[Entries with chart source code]
▼

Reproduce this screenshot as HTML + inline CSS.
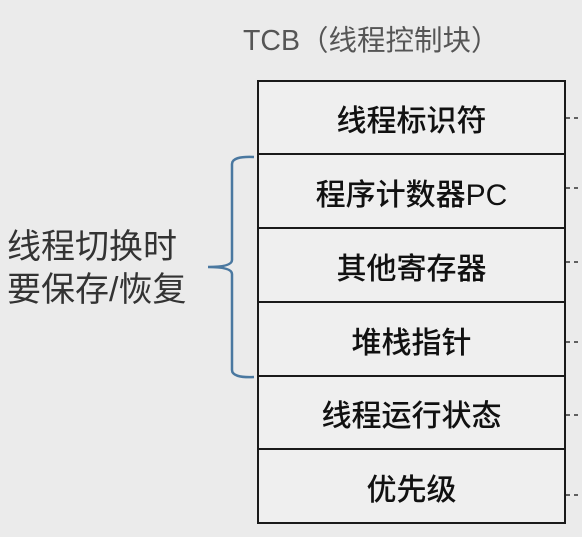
<!DOCTYPE html>
<html><head><meta charset="utf-8"><style>
html,body{margin:0;padding:0;}
body{width:582px;height:537px;background:#ebebeb;position:relative;overflow:hidden;font-family:"Liberation Sans","Noto Sans CJK SC",sans-serif;}
.t{position:absolute;white-space:nowrap;}
.cell{position:absolute;left:258px;width:307px;background:#efefef;display:flex;align-items:center;justify-content:center;font-size:30px;color:#111;font-weight:500;}
</style></head><body>
<div class="t" style="left:243px;top:18px;font-size:28.5px;color:#555;">TCB（线程控制块）</div>
<div class="t" style="left:7px;top:226px;font-size:34px;line-height:43px;color:#333;">线程切换时<br>要保存/恢复</div>
<div class="cell" style="top:81px;height:73px;">线程标识符</div>
<div class="cell" style="top:155px;height:73px;">程序计数器PC</div>
<div class="cell" style="top:229px;height:73px;">其他寄存器</div>
<div class="cell" style="top:303px;height:73px;">堆栈指针</div>
<div class="cell" style="top:377px;height:72px;">线程运行状态</div>
<div class="cell" style="top:450px;height:73px;">优先级</div>
<svg width="582" height="537" style="position:absolute;left:0;top:0">
<g stroke="#1a1a1a" stroke-width="2" fill="none">
<rect x="258" y="81" width="307" height="442"/>
<line x1="258" y1="154" x2="565" y2="154"/>
<line x1="258" y1="228" x2="565" y2="228"/>
<line x1="258" y1="302" x2="565" y2="302"/>
<line x1="258" y1="376" x2="565" y2="376"/>
<line x1="258" y1="449" x2="565" y2="449"/>
</g>
<g stroke="#333" stroke-width="1.5" stroke-dasharray="4,4">
<line x1="566" y1="118" x2="582" y2="118"/>
<line x1="566" y1="188" x2="582" y2="188"/>
<line x1="566" y1="262" x2="582" y2="262"/>
<line x1="566" y1="342" x2="582" y2="342"/>
<line x1="566" y1="415" x2="582" y2="415"/>
<line x1="566" y1="495" x2="582" y2="495"/>
</g>
<path d="M254 157 Q232 156 232 164 L232 260 Q232 267 208 267 Q232 267 232 274 L232 370 Q232 378 254 377" stroke="#4a78a0" stroke-width="2.5" fill="none"/>
</svg>
</body></html>
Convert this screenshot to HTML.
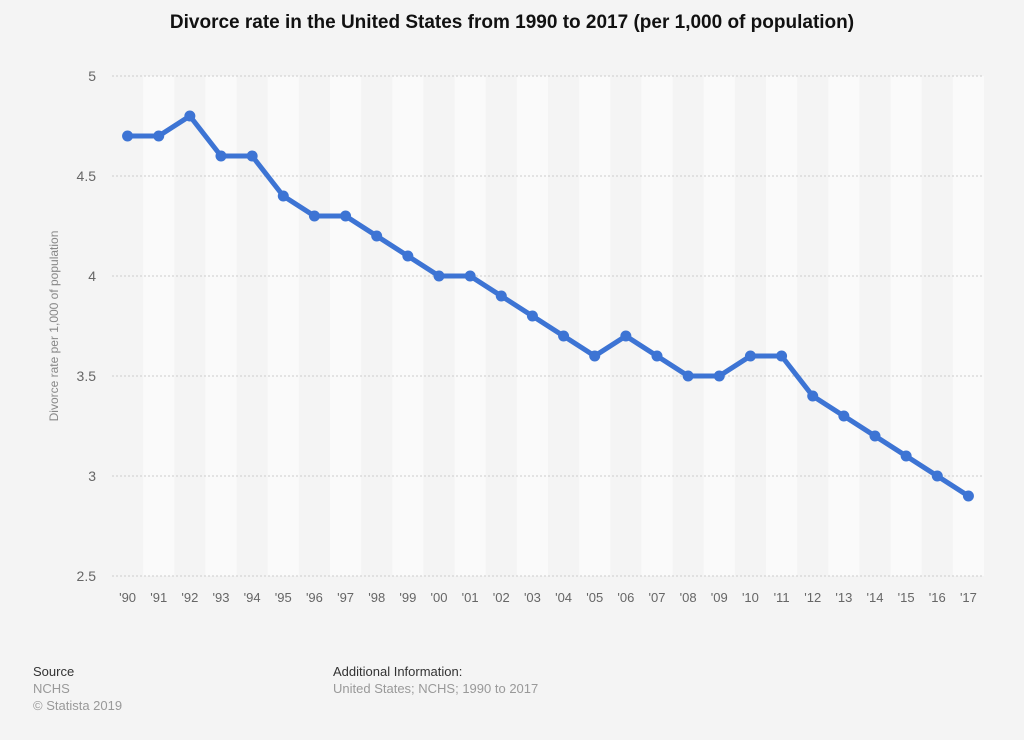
<!DOCTYPE html>
<html><head><meta charset="utf-8">
<style>
body{margin:0;width:1024px;height:740px;background:#f4f4f4;font-family:"Liberation Sans",Arial,sans-serif;overflow:hidden;position:relative}
.t{position:absolute;left:0;width:1024px;top:12px;text-align:center;font-weight:bold;font-size:19px;color:#111}
.f{position:absolute;font-size:13px;color:#999;line-height:17px}
.f b{font-weight:normal;color:#333;font-size:13px}
</style></head><body>
<div class="t">Divorce rate in the United States from 1990 to 2017 (per 1,000 of population)</div>
<svg id="c" width="1024" height="640" style="position:absolute;left:0;top:0"></svg>
<div class="f" style="left:33px;top:663px"><b>Source</b><br>NCHS<br>© Statista 2019</div>
<div class="f" style="left:333px;top:663px"><b>Additional Information:</b><br>United States; NCHS; 1990 to 2017</div>
<script>
const categories=["'90","'91","'92","'93","'94","'95","'96","'97","'98","'99","'00","'01","'02","'03","'04","'05","'06","'07","'08","'09","'10","'11","'12","'13","'14","'15","'16","'17"];
const values=[4.7,4.7,4.8,4.6,4.6,4.4,4.3,4.3,4.2,4.1,4.0,4.0,3.9,3.8,3.7,3.6,3.7,3.6,3.5,3.5,3.6,3.6,3.4,3.3,3.2,3.1,3.0,2.9];
const yTicks=[2.5,3,3.5,4,4.5,5];
const yTickLabels=["2.5","3","3.5","4","4.5","5"];
const NS="http://www.w3.org/2000/svg",svg=document.getElementById('c');
const L=112,R=984,T=76,B=576,n=categories.length,bw=(R-L)/n;
const x=i=>L+bw*(i+0.5), y=v=>B-(v-2.5)/2.5*(B-T);
function mk(t,a){const e=document.createElementNS(NS,t);for(const k in a)e.setAttribute(k,a[k]);svg.appendChild(e);return e;}
categories.forEach((c,i)=>{
 if(i%2==1){const r=mk('rect',{x:L+bw*i,y:T,width:bw,height:B-T,fill:'#fafafa'});
 
 }
 const t=mk('text',{x:x(i),y:B+26,'text-anchor':'middle','font-size':13,fill:'#666'});t.textContent=c;
 
 
});
yTicks.forEach((v,i)=>{
 const g=mk('line',{x1:L,x2:R,y1:y(v),y2:y(v),stroke:'#ccc','stroke-dasharray':'2,2'});
 
 
 const t=mk('text',{x:96,y:y(v)+5,'text-anchor':'end','font-size':14,fill:'#666'});t.textContent=yTickLabels[i];
 
 
});
const yt=mk('text',{transform:'translate(58,326) rotate(-90)','text-anchor':'middle','font-size':12,fill:'#888'});yt.textContent='Divorce rate per 1,000 of population';


const ln=mk('polyline',{points:values.map((v,i)=>x(i)+','+y(v)).join(' '),fill:'none',stroke:'#3d74d4','stroke-width':5,'stroke-linejoin':'round'});


values.forEach((v,i)=>{const p=mk('circle',{cx:x(i),cy:y(v),r:5.5,fill:'#3d74d4'});
 
 });
</script>
</body></html>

▲

Every line of the data should be copied as it stands, without the images.

§ **RESPONSE TO THIS TASK**:
Reproduce this screenshot as HTML + inline CSS.
<!DOCTYPE html>
<html><head><meta charset="utf-8"><style>
html,body{margin:0;padding:0;}
body{width:582px;height:537px;background:#ebebeb;position:relative;overflow:hidden;font-family:"Liberation Sans","Noto Sans CJK SC",sans-serif;}
.t{position:absolute;white-space:nowrap;}
.cell{position:absolute;left:258px;width:307px;background:#efefef;display:flex;align-items:center;justify-content:center;font-size:30px;color:#111;font-weight:500;}
</style></head><body>
<div class="t" style="left:243px;top:18px;font-size:28.5px;color:#555;">TCB（线程控制块）</div>
<div class="t" style="left:7px;top:226px;font-size:34px;line-height:43px;color:#333;">线程切换时<br>要保存/恢复</div>
<div class="cell" style="top:81px;height:73px;">线程标识符</div>
<div class="cell" style="top:155px;height:73px;">程序计数器PC</div>
<div class="cell" style="top:229px;height:73px;">其他寄存器</div>
<div class="cell" style="top:303px;height:73px;">堆栈指针</div>
<div class="cell" style="top:377px;height:72px;">线程运行状态</div>
<div class="cell" style="top:450px;height:73px;">优先级</div>
<svg width="582" height="537" style="position:absolute;left:0;top:0">
<g stroke="#1a1a1a" stroke-width="2" fill="none">
<rect x="258" y="81" width="307" height="442"/>
<line x1="258" y1="154" x2="565" y2="154"/>
<line x1="258" y1="228" x2="565" y2="228"/>
<line x1="258" y1="302" x2="565" y2="302"/>
<line x1="258" y1="376" x2="565" y2="376"/>
<line x1="258" y1="449" x2="565" y2="449"/>
</g>
<g stroke="#333" stroke-width="1.5" stroke-dasharray="4,4">
<line x1="566" y1="118" x2="582" y2="118"/>
<line x1="566" y1="188" x2="582" y2="188"/>
<line x1="566" y1="262" x2="582" y2="262"/>
<line x1="566" y1="342" x2="582" y2="342"/>
<line x1="566" y1="415" x2="582" y2="415"/>
<line x1="566" y1="495" x2="582" y2="495"/>
</g>
<path d="M254 157 Q232 156 232 164 L232 260 Q232 267 208 267 Q232 267 232 274 L232 370 Q232 378 254 377" stroke="#4a78a0" stroke-width="2.5" fill="none"/>
</svg>
</body></html>
Convert this screenshot to HTML.
<!DOCTYPE html>
<html><head><meta charset="utf-8">
<style>
body{margin:0;width:1024px;height:740px;background:#f4f4f4;font-family:"Liberation Sans",Arial,sans-serif;overflow:hidden;position:relative}
.t{position:absolute;left:0;width:1024px;top:12px;text-align:center;font-weight:bold;font-size:19px;color:#111}
.f{position:absolute;font-size:13px;color:#999;line-height:17px}
.f b{font-weight:normal;color:#333;font-size:13px}
</style></head><body>
<div class="t">Divorce rate in the United States from 1990 to 2017 (per 1,000 of population)</div>
<svg id="c" width="1024" height="640" style="position:absolute;left:0;top:0"></svg>
<div class="f" style="left:33px;top:663px"><b>Source</b><br>NCHS<br>© Statista 2019</div>
<div class="f" style="left:333px;top:663px"><b>Additional Information:</b><br>United States; NCHS; 1990 to 2017</div>
<script>
const categories=["'90","'91","'92","'93","'94","'95","'96","'97","'98","'99","'00","'01","'02","'03","'04","'05","'06","'07","'08","'09","'10","'11","'12","'13","'14","'15","'16","'17"];
const values=[4.7,4.7,4.8,4.6,4.6,4.4,4.3,4.3,4.2,4.1,4.0,4.0,3.9,3.8,3.7,3.6,3.7,3.6,3.5,3.5,3.6,3.6,3.4,3.3,3.2,3.1,3.0,2.9];
const yTicks=[2.5,3,3.5,4,4.5,5];
const yTickLabels=["2.5","3","3.5","4","4.5","5"];
const NS="http://www.w3.org/2000/svg",svg=document.getElementById('c');
const L=112,R=984,T=76,B=576,n=categories.length,bw=(R-L)/n;
const x=i=>L+bw*(i+0.5), y=v=>B-(v-2.5)/2.5*(B-T);
function mk(t,a){const e=document.createElementNS(NS,t);for(const k in a)e.setAttribute(k,a[k]);svg.appendChild(e);return e;}
categories.forEach((c,i)=>{
 if(i%2==1){const r=mk('rect',{x:L+bw*i,y:T,width:bw,height:B-T,fill:'#fafafa'});
 
 }
 const t=mk('text',{x:x(i),y:B+26,'text-anchor':'middle','font-size':13,fill:'#666'});t.textContent=c;
 
 
});
yTicks.forEach((v,i)=>{
 const g=mk('line',{x1:L,x2:R,y1:y(v),y2:y(v),stroke:'#ccc','stroke-dasharray':'2,2'});
 
 
 const t=mk('text',{x:96,y:y(v)+5,'text-anchor':'end','font-size':14,fill:'#666'});t.textContent=yTickLabels[i];
 
 
});
const yt=mk('text',{transform:'translate(58,326) rotate(-90)','text-anchor':'middle','font-size':12,fill:'#888'});yt.textContent='Divorce rate per 1,000 of population';


const ln=mk('polyline',{points:values.map((v,i)=>x(i)+','+y(v)).join(' '),fill:'none',stroke:'#3d74d4','stroke-width':5,'stroke-linejoin':'round'});


values.forEach((v,i)=>{const p=mk('circle',{cx:x(i),cy:y(v),r:5.5,fill:'#3d74d4'});
 
 });
</script>
</body></html>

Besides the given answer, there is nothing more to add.